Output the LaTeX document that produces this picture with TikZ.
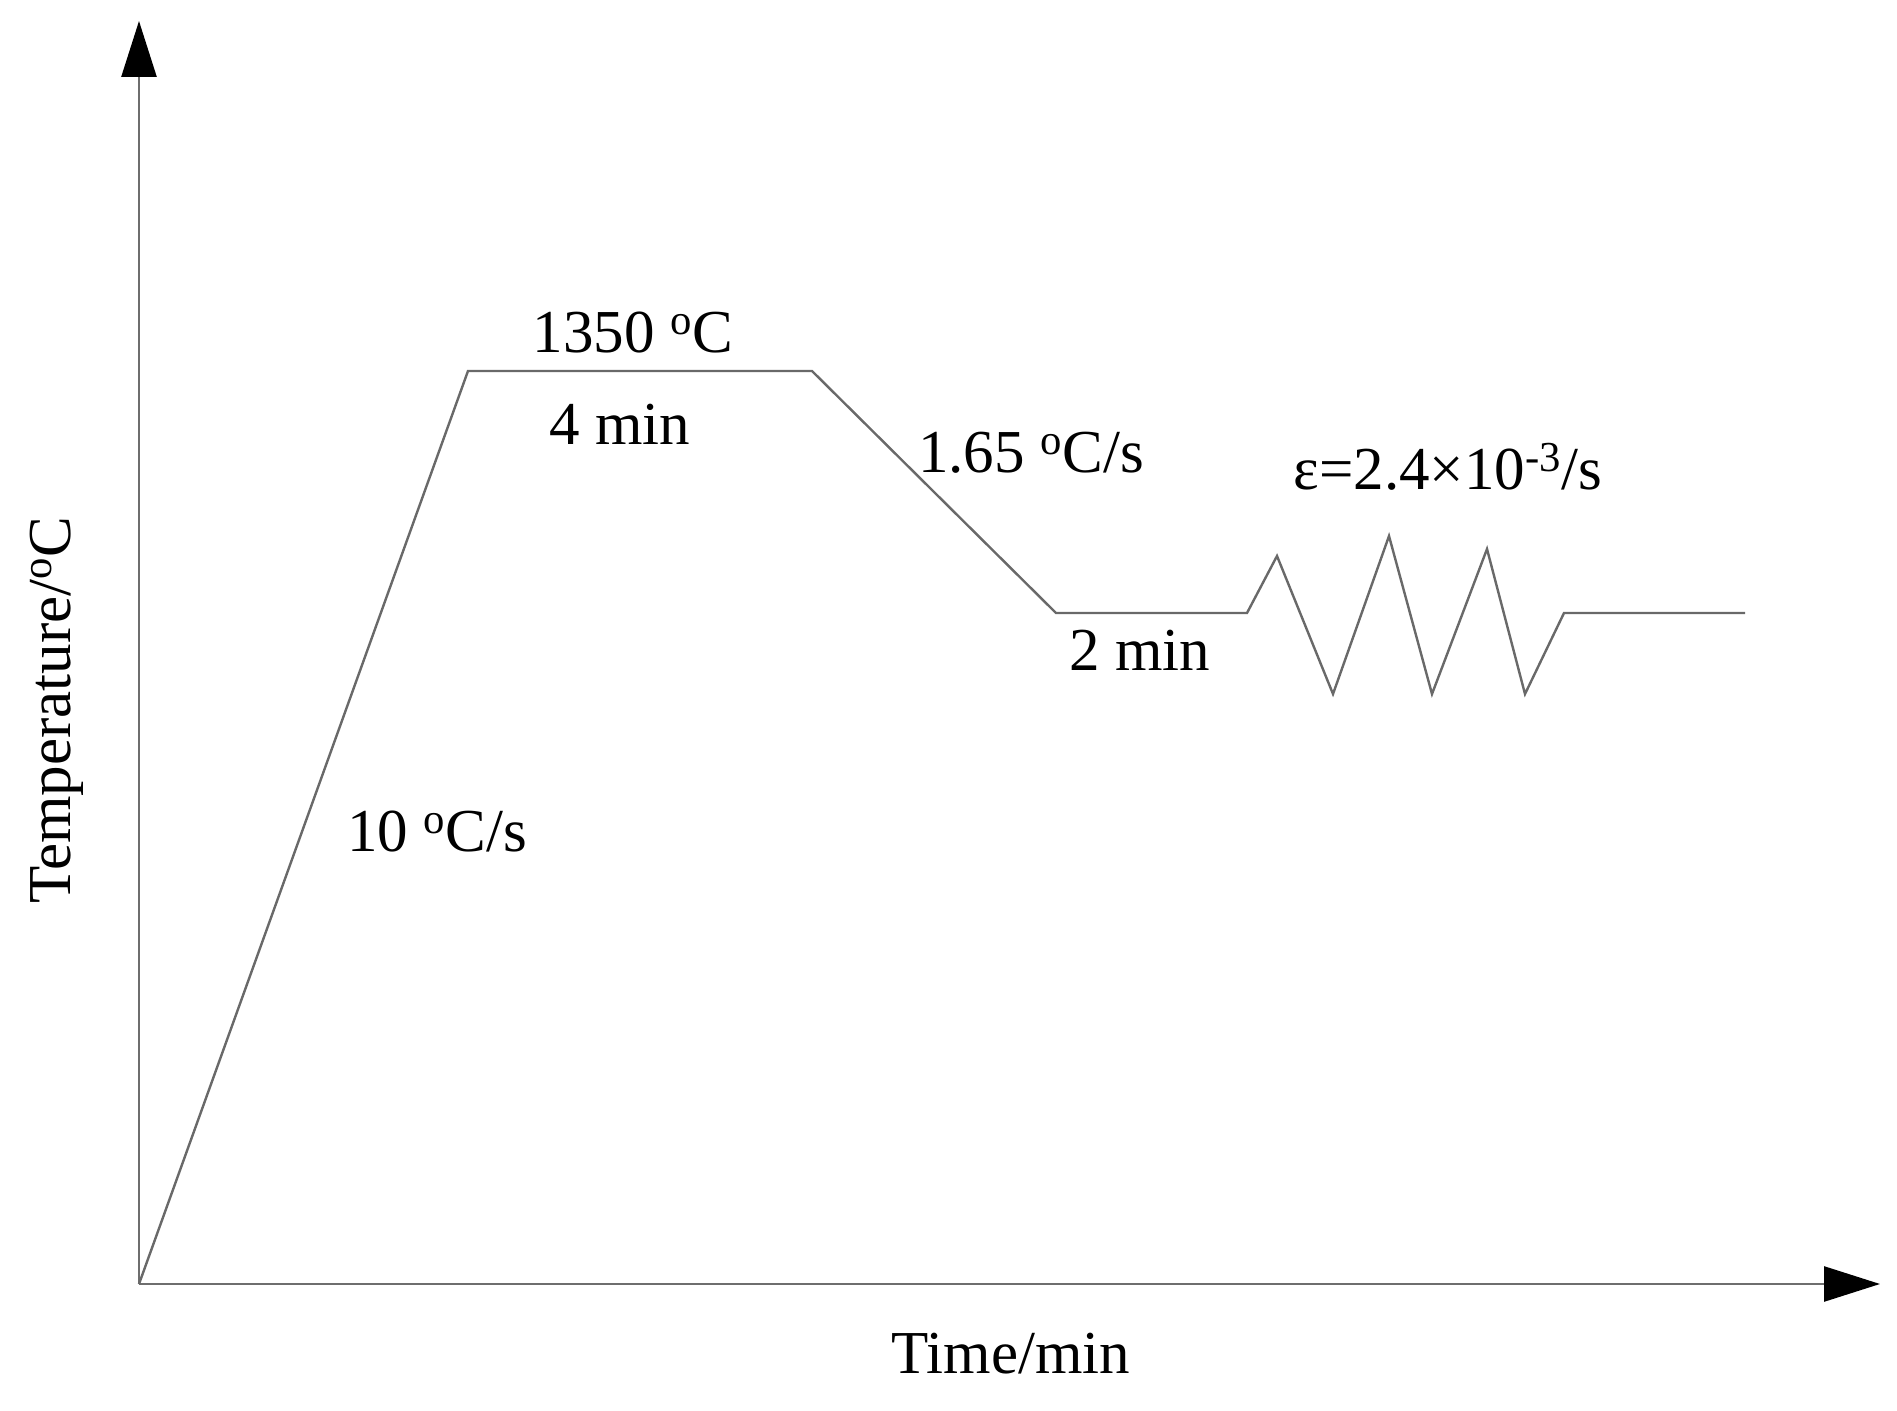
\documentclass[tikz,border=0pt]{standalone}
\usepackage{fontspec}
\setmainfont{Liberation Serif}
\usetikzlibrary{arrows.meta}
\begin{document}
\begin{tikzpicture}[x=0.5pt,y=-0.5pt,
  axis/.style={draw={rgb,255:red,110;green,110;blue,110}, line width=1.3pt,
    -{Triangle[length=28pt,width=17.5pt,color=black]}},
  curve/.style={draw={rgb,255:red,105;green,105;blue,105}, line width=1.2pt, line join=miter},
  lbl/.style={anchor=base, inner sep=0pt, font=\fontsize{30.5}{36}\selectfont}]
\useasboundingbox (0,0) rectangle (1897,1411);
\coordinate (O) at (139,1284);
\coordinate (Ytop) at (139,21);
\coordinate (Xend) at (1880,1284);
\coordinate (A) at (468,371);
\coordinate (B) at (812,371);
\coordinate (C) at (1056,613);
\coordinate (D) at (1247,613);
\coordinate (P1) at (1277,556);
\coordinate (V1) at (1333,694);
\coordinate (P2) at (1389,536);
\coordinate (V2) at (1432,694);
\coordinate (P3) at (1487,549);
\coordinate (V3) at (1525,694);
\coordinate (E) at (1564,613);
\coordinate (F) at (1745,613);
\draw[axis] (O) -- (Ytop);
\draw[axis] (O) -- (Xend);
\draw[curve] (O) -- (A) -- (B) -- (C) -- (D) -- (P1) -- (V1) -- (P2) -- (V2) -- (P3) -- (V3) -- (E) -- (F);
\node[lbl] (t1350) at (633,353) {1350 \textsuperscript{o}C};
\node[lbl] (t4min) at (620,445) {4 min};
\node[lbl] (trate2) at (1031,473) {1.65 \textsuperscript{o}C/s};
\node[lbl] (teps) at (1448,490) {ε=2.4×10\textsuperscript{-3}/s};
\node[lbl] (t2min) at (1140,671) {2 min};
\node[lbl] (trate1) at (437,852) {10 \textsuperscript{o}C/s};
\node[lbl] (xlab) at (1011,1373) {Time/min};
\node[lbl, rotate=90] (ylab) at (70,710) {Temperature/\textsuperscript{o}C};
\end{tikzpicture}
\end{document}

**WHAT IS REQUIRED:** Omit the pictures and give the material again, exactly and in full.

**OUTPUT OF THE TASK:**
Output the LaTeX document that produces this picture with TikZ.
\documentclass[tikz,border=0pt]{standalone}
\usepackage{fontspec}
\setmainfont{Liberation Serif}
\usetikzlibrary{arrows.meta}
\begin{document}
\begin{tikzpicture}[x=0.5pt,y=-0.5pt,
  axis/.style={draw={rgb,255:red,110;green,110;blue,110}, line width=1.3pt,
    -{Triangle[length=28pt,width=17.5pt,color=black]}},
  curve/.style={draw={rgb,255:red,105;green,105;blue,105}, line width=1.2pt, line join=miter},
  lbl/.style={anchor=base, inner sep=0pt, font=\fontsize{30.5}{36}\selectfont}]
\useasboundingbox (0,0) rectangle (1897,1411);
\coordinate (O) at (139,1284);
\coordinate (Ytop) at (139,21);
\coordinate (Xend) at (1880,1284);
\coordinate (A) at (468,371);
\coordinate (B) at (812,371);
\coordinate (C) at (1056,613);
\coordinate (D) at (1247,613);
\coordinate (P1) at (1277,556);
\coordinate (V1) at (1333,694);
\coordinate (P2) at (1389,536);
\coordinate (V2) at (1432,694);
\coordinate (P3) at (1487,549);
\coordinate (V3) at (1525,694);
\coordinate (E) at (1564,613);
\coordinate (F) at (1745,613);
\draw[axis] (O) -- (Ytop);
\draw[axis] (O) -- (Xend);
\draw[curve] (O) -- (A) -- (B) -- (C) -- (D) -- (P1) -- (V1) -- (P2) -- (V2) -- (P3) -- (V3) -- (E) -- (F);
\node[lbl] (t1350) at (633,353) {1350 \textsuperscript{o}C};
\node[lbl] (t4min) at (620,445) {4 min};
\node[lbl] (trate2) at (1031,473) {1.65 \textsuperscript{o}C/s};
\node[lbl] (teps) at (1448,490) {ε=2.4×10\textsuperscript{-3}/s};
\node[lbl] (t2min) at (1140,671) {2 min};
\node[lbl] (trate1) at (437,852) {10 \textsuperscript{o}C/s};
\node[lbl] (xlab) at (1011,1373) {Time/min};
\node[lbl, rotate=90] (ylab) at (70,710) {Temperature/\textsuperscript{o}C};
\end{tikzpicture}
\end{document}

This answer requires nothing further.